I’m a big fan of honesty and authenticity, so, I guess it’s time to just call a spade a spade:
My name is Robynne, and I am a full-blown, no-holds-barred, from-the-top-of-my-head-to-the-tips-of-my-toes rabid fan of pioneer author Laura Ingalls Wilder!
Whew! There, I said it, and I’m not taking it back!
(Feels kind of good to be out of the prairie water-closet!)
My love affair with the Ingalls and all things ‘prairie’ started when I first read through the series at about 8 years old. I’m not sure what attracted me most: the palpable love in their family, the seeming simplicity of life on a claim, the deep historical interest, the various unique adventures (sliding on frozen lakes toward buffalo wolves, fending off runaway oxen, taming wild horses, etc.) or the pleasure they all took in pulling together and building a future together.

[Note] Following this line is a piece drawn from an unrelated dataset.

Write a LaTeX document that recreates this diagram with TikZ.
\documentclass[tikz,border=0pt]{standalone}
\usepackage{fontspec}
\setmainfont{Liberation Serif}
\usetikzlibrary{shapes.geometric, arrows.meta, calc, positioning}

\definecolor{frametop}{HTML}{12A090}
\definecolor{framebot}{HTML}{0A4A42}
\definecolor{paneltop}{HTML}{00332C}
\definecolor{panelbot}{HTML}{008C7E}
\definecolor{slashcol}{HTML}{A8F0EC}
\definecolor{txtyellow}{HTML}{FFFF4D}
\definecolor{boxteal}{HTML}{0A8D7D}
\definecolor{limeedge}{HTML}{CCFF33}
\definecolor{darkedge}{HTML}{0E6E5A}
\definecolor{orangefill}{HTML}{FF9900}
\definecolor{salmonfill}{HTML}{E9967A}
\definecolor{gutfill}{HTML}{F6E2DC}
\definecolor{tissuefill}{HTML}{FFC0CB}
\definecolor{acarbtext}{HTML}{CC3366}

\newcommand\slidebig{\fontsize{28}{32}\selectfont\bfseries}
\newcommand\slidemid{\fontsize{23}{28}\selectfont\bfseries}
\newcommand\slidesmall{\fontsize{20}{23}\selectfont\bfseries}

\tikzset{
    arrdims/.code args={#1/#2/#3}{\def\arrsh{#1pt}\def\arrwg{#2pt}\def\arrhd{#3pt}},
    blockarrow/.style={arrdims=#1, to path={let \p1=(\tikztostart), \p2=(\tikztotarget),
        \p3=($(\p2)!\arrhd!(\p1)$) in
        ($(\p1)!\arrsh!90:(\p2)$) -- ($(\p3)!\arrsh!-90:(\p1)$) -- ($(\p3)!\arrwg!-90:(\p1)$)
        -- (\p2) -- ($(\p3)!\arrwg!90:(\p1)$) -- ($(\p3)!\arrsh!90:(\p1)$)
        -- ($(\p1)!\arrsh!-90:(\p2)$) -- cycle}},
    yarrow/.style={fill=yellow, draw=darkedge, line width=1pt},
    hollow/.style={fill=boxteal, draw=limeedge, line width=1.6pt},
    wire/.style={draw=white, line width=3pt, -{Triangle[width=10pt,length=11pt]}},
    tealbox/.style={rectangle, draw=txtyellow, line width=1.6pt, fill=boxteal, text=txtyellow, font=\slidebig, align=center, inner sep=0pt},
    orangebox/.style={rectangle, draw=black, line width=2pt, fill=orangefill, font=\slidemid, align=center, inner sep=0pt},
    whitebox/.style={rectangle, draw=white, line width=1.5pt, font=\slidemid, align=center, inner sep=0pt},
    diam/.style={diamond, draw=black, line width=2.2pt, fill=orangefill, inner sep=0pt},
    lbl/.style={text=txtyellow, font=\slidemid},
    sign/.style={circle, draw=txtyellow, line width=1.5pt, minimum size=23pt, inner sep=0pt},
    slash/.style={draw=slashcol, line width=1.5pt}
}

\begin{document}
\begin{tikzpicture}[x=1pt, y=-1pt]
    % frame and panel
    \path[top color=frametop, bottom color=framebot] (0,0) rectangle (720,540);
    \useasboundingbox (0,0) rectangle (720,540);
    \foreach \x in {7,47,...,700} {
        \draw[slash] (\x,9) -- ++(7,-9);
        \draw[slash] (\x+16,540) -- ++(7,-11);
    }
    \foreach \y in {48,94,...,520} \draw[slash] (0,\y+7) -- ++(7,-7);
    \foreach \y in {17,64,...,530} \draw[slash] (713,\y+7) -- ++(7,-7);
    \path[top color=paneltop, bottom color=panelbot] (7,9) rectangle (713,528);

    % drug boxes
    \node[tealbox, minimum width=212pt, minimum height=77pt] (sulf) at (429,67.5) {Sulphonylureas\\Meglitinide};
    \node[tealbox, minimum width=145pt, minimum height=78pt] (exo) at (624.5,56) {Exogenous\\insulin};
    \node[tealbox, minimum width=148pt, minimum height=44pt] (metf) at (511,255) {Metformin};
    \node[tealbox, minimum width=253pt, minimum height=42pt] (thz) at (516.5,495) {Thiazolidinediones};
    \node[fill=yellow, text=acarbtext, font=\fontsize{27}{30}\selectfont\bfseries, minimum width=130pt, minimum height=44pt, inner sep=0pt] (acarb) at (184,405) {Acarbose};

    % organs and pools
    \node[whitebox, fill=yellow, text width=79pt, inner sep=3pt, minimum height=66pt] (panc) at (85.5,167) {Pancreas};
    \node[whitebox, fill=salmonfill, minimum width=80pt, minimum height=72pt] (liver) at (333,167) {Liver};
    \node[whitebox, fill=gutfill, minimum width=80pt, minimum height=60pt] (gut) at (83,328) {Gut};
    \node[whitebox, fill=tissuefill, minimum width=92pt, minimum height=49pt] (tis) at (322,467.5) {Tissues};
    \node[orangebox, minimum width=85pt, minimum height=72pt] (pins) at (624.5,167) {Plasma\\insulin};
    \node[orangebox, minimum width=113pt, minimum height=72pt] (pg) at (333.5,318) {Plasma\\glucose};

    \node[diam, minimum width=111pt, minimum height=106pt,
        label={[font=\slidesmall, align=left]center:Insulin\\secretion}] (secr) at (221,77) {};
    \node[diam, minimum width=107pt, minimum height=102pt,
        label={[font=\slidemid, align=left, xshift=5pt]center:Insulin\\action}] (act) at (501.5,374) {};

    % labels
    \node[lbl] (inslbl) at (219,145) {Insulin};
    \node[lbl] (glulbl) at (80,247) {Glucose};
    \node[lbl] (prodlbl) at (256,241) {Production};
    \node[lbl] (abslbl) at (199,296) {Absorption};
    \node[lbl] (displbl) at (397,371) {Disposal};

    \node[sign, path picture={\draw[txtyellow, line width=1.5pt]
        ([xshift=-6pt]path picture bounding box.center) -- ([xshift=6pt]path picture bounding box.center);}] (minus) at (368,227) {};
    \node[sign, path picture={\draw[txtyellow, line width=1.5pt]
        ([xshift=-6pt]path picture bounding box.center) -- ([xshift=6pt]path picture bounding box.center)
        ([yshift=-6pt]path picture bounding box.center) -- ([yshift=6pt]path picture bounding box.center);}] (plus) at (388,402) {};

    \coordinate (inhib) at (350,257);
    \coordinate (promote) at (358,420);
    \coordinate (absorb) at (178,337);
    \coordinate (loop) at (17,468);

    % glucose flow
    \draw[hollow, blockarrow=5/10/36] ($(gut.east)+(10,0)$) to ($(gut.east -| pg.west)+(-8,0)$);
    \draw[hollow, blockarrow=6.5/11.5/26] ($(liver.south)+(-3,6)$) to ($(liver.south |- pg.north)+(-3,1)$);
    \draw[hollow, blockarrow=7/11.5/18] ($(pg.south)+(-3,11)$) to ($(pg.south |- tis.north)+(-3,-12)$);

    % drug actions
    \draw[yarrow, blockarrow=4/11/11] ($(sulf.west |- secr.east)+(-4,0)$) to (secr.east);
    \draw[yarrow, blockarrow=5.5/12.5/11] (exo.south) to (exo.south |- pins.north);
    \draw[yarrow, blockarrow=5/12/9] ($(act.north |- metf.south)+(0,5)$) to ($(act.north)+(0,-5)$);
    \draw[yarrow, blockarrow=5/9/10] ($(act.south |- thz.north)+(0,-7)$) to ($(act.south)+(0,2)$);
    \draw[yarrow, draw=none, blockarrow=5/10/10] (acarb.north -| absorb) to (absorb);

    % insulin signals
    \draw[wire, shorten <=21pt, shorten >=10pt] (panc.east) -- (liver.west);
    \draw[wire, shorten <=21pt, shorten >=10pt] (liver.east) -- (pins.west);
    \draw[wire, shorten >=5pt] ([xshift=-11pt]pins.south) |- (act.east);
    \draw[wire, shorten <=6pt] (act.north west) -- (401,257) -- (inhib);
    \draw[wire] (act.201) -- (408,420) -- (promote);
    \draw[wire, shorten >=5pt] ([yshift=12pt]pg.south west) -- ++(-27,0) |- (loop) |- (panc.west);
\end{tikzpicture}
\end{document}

It was all very far from my chaotic, violent, suburban childhood. So very, very far.
So I’m sure it began as a way to escape into a world that seemed to hold all I wished I had in mine: peace, love, gentleness, camaraderie, vision, joy, and family unity.
As the years passed, my circumstances changed (and significantly improved!), but my original connection to the Ingalls didn’t fade one little bit. In fact, it deepened. As I read and re-read (and re-read again!) the Little House books, I began to understand the subtle strength of Laura’s character as well as those around her. I began to truly appreciate the difficulty of their lives, what they faced and often left behind, and how much stress and pressure and hardship they endured to merely survive. My deep respect for them all, and every single settler/pioneer/adventurer, blossomed like a wild prairie rose.
Don’t get me wrong. . .I don’t walk around the house wearing a pinafore and sunbonnet these days (shout out to my beloved Gram who kept me well stocked in prairie gear when I was younger, though!), nor do I plan on moving into a soddie any time soon (though I wouldn’t mind a short vacation in one!). And (full disclosure here), I’ve made my home in the decidedly un-prairie location of the majestic Sierra Nevada Mountains of Northern California. But, strangely, I feel more connected to the prairie mindset now than ever.
Why? Because I know now it wasn’t the Ingalls or Laura or even the prairie that I was really in love with. It was what they gently, beautifully represented and unintentionally modeled. Through a life of sacrifice, hard work, family unity, and deep faith, they demonstrated that a life worth living is not measured by how much you have or what you wear or who you know. . .it’s measured by how much you love and how open you are to receiving love back.
My own difficult family, and even more challenging childhood, didn’t do much to teach me these hugely important lessons. But a rag-tag crew of pioneers crammed into a one room cabin, with little money and few possessions, taught me a whole lot about tenacity, dignity and, most importantly, love. Those are lessons worth learning about a life worth living.
So, without shame or embarrassment of any kind, I say again: I’m a Laura Ingalls Wilder fan! And you know what else? I want to live on her kind of prairie.